Regardless of the topic, though, Eveleth makes sure to distinguish between the fictional scenario that starts each episode with the second half, where she interviews experts to discuss the likelihood of each imagined future. “In the top of every single episode I say, ‘First we’re going to do fiction, and then we’ll do the real stuff,” says Eveleth. “Sometimes longtime listeners will email me and be like, ‘We get it, you don’t have to say it every time,’ but I have had people — when I was first piloting the show before it came out and I didn’t say that — that thought I hired actors to be the experts in the piece.”

Even with the disclaimer, Eveleth has had her invented material mistaken for fact. Early on, she did an episode about a future where humans are genetically engineered to try to limit each individual’s carbon contributions. It was inspired by a 2012 paper published in the journal Ethics, Policy, & the Environment asking if humans could be engineered to be more energy efficient, i.e., to be smaller, to be meat intolerant, etc. “This is a very provocative and ridiculous paper, mostly to get people talking. They were not really proposing it,” says Eveleth.
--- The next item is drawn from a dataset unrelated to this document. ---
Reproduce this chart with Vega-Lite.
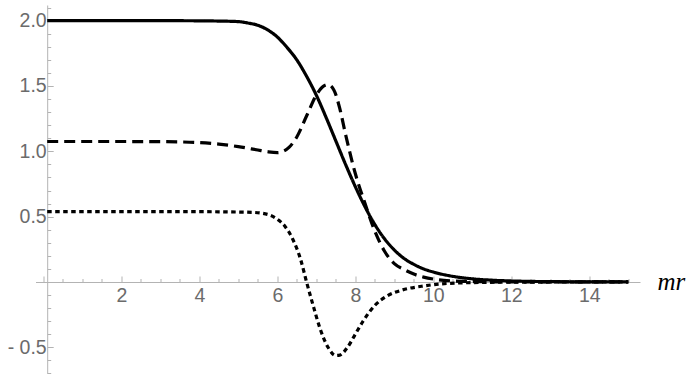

In interviews, bioethics philosopher S. Matthew Liao stressed that he and his co-authors weren’t advocating for any particular human modifications or even human engineering in general; rather, they were introducing it as one possible solution to mitigate climate change. The “Flash Forward” episode reflected that. “It was essentially a takedown of all the proposals, being like, ‘This makes no sense. This is dangerous. We should definitely not do this.’ That was the episode,” says Eveleth.
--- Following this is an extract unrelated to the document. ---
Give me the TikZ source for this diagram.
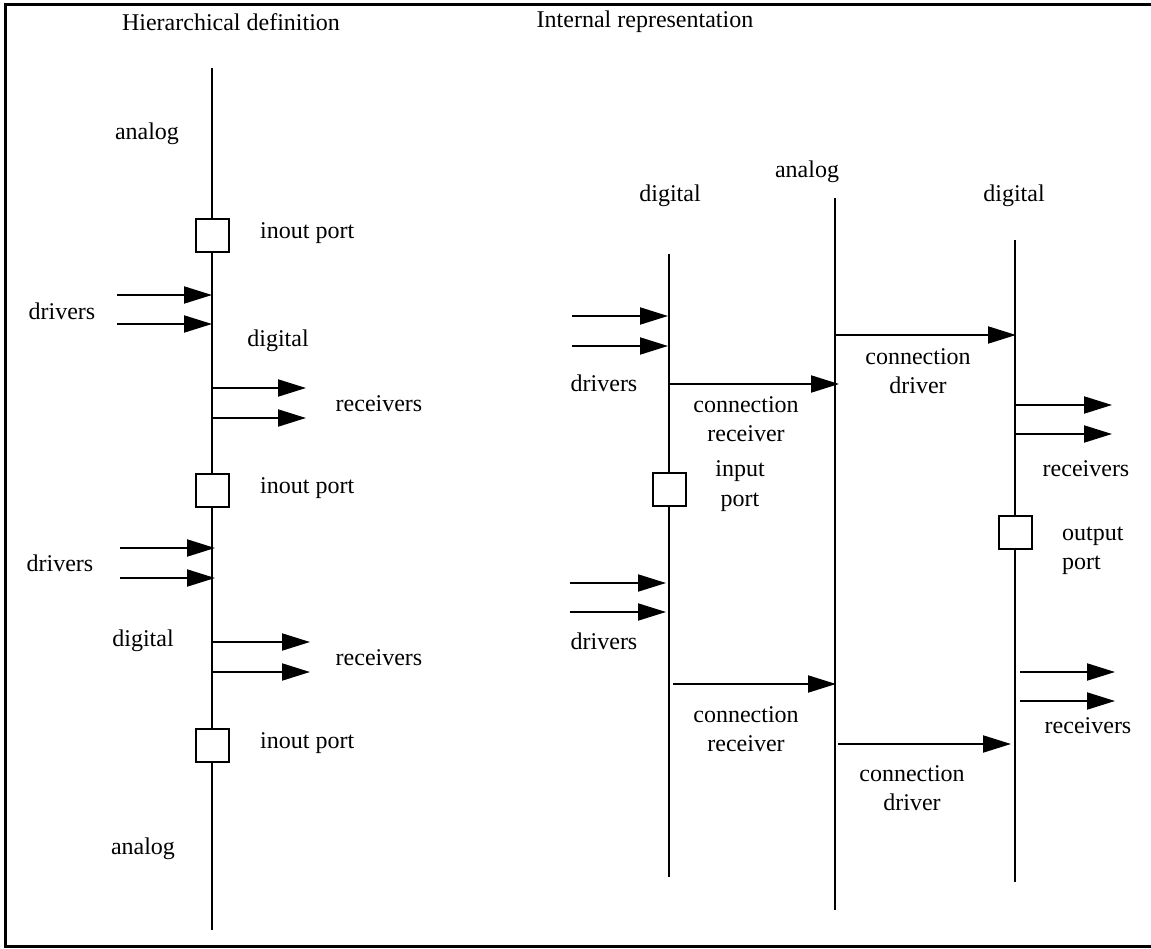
\documentclass[tikz,border=0pt]{standalone}
\usepackage{fontspec}
\setmainfont{Liberation Serif}
\usetikzlibrary{arrows.meta}
\begin{document}
\begin{tikzpicture}[x=1pt,y=-1pt,
  wire/.style={line width=2pt},
  arr/.style={line width=2pt,-{Triangle[length=28pt,width=17pt]}},
  port/.style={draw,line width=2pt,fill=white,minimum size=33pt,inner sep=0pt},
  lbl/.style={font=\fontsize{24}{29.5}\selectfont,inner sep=0pt,align=center},
  lbll/.style={lbl,anchor=west,align=left}]
\useasboundingbox (0,0) rectangle (1151,949);
\draw[line width=3pt] (1151,4.5) -- (5.5,4.5) -- (5.5,946.5) -- (1151,946.5);
% ---------- left: hierarchical definition
\node[lbl] (t1) at (231,22) {Hierarchical definition};
\coordinate (Ltop) at (212,68);
\coordinate (Lbot) at (212,930);
\draw[wire] (Ltop) -- (Lbot);
\node[port] (p1) at (212,236) {};
\node[port] (p2) at (212,490) {};
\node[port] (p3) at (212,745) {};
\node[lbl] (a1) at (147,134) {analog};
\node[lbll] (ip1) at (260,233) {inout port};
\node[lbll] (ip2) at (260,488) {inout port};
\node[lbll] (ip3) at (260,743) {inout port};
\node[lbl] (d1) at (62,311) {drivers};
\node[lbl] (g1) at (278,341) {digital};
\node[lbl] (r1) at (379,404) {receivers};
\node[lbl] (d2) at (60,563) {drivers};
\node[lbl] (g2) at (143,641) {digital};
\node[lbl] (r2) at (379,658) {receivers};
\node[lbl] (a2) at (143,849) {analog};
\coordinate (s1) at (117,295); \coordinate (e1) at (212,295);
\coordinate (s2) at (117,324); \coordinate (e2) at (212,324);
\coordinate (s3) at (212,388); \coordinate (e3) at (306,388);
\coordinate (s4) at (212,418); \coordinate (e4) at (306,418);
\coordinate (s5) at (120,548); \coordinate (e5) at (215,548);
\coordinate (s6) at (120,578); \coordinate (e6) at (215,578);
\coordinate (s7) at (212,642); \coordinate (e7) at (310,642);
\coordinate (s8) at (212,672); \coordinate (e8) at (310,672);
\foreach \i in {1,...,8} {\draw[arr] (s\i) -- (e\i);}
% ---------- right: internal representation
\node[lbl] (t2) at (645,22) {Internal representation};
\coordinate (Dtop) at (669,254); \coordinate (Dbot) at (669,877);
\coordinate (Atop) at (835,198); \coordinate (Abot) at (835,910);
\coordinate (Rtop) at (1015,240); \coordinate (Rbot) at (1015,882);
\draw[wire] (Dtop) -- (Dbot);
\draw[wire] (Atop) -- (Abot);
\draw[line width=1.4pt] (Rtop) -- (Rbot);
\node[lbl] (gd) at (670,196) {digital};
\node[lbl] (ga) at (807,172) {analog};
\node[lbl] (gr) at (1014,196) {digital};
\node[port] (ip) at (669,489) {};
\node[port] (op) at (1015,532) {};
\node[lbl] (ipl) at (740,486) {input\\port};
\node[lbll] (opl) at (1062,551) {output\\port};
% drivers on left digital
\coordinate (u1) at (572,316); \coordinate (v1) at (668,316);
\coordinate (u2) at (572,346); \coordinate (v2) at (668,346);
\coordinate (u3) at (570,583); \coordinate (v3) at (666,583);
\coordinate (u4) at (570,612); \coordinate (v4) at (666,612);
% receivers on right digital
\coordinate (u5) at (1015,405); \coordinate (v5) at (1112,405);
\coordinate (u6) at (1015,434); \coordinate (v6) at (1112,434);
\coordinate (u7) at (1020,672); \coordinate (v7) at (1115,672);
\coordinate (u8) at (1020,701); \coordinate (v8) at (1115,701);
% connection arrows
\coordinate (u9) at (669,384); \coordinate (v9) at (839,384);
\coordinate (u10) at (835,335); \coordinate (v10) at (1016,335);
\coordinate (u11) at (673,684); \coordinate (v11) at (836,684);
\coordinate (u12) at (838,744); \coordinate (v12) at (1011,744);
\foreach \i in {1,...,12} {\draw[arr] (u\i) -- (v\i);}
\node[lbl] (dr1) at (604,383) {drivers};
\node[lbl] (dr2) at (604,641) {drivers};
\node[lbl] (cr1) at (746,419) {connection\\receiver};
\node[lbl] (cr2) at (746,729) {connection\\receiver};
\node[lbl] (cd1) at (918,371) {connection\\driver};
\node[lbl] (cd2) at (912,788) {connection\\driver};
\node[lbl] (rc1) at (1086,469) {receivers};
\node[lbl] (rc2) at (1088,726) {receivers};
\end{tikzpicture}
\end{document}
However, the Gizmodo post about the episode (the first season of “Flash Forward” was in partnership with Gizmodo and was called “Meanwhile in the Future”) was headlined “To Stop Climate Change, We Must Genetically Engineer Humans.” Rush Limbaugh got wind of it, and he ranted on his show about liberals wanting to genetically engineer babies to be less climate-intensive.

“If you had listened to the episode, you would know that this is not in fact endorsing such a thing. But it didn’t really matter, because the way that people consume news these days is they read headlines. They don’t listen to the whole 25-minute podcast,” says Eveleth. “I had contributed to the exact thing that I’m talking about now — this thing where people will read a headline and they don’t really understand the difference between speculation and reality.”

Whether speculative journalism is responsible journalism is a valid question

Critics point to this sort of situation as one of speculative journalism’s risks, and something those who practice it must address. “Media literacy is quite weak in the United States. When something is speculation, it should be marked as such,” says Wampole.

The incident made Eveleth change the way she markets the show — she no longer puts clickbait-geared claims in her headlines when posting episodes online — and is perhaps part of the reason Eveleth is hesitant to use “speculative journalism” to describe her work. “It’s not a well-defined term. Lots of people use it to mean lots of different things; that makes it hard to talk about in general.”

That said, Eveleth does find value in integrating fiction and future-forecasting into journalistic work; she considers it to be especially effective for topics where personal and public safety is a factor, as it was in Schulz’s “The Really Big One” about the Pacific Northwest’s impending mega-earthquake and as it is now with the coronavirus pandemic. “It’s in those situations where you really want as a reporter or as a storyteller to be able to get someone to put themselves in the shoes of their future selves via characters,” says Eveleth. “That’s the thing fiction does — it’s transportive. It helps you think through what you would do in that situation if it was you.”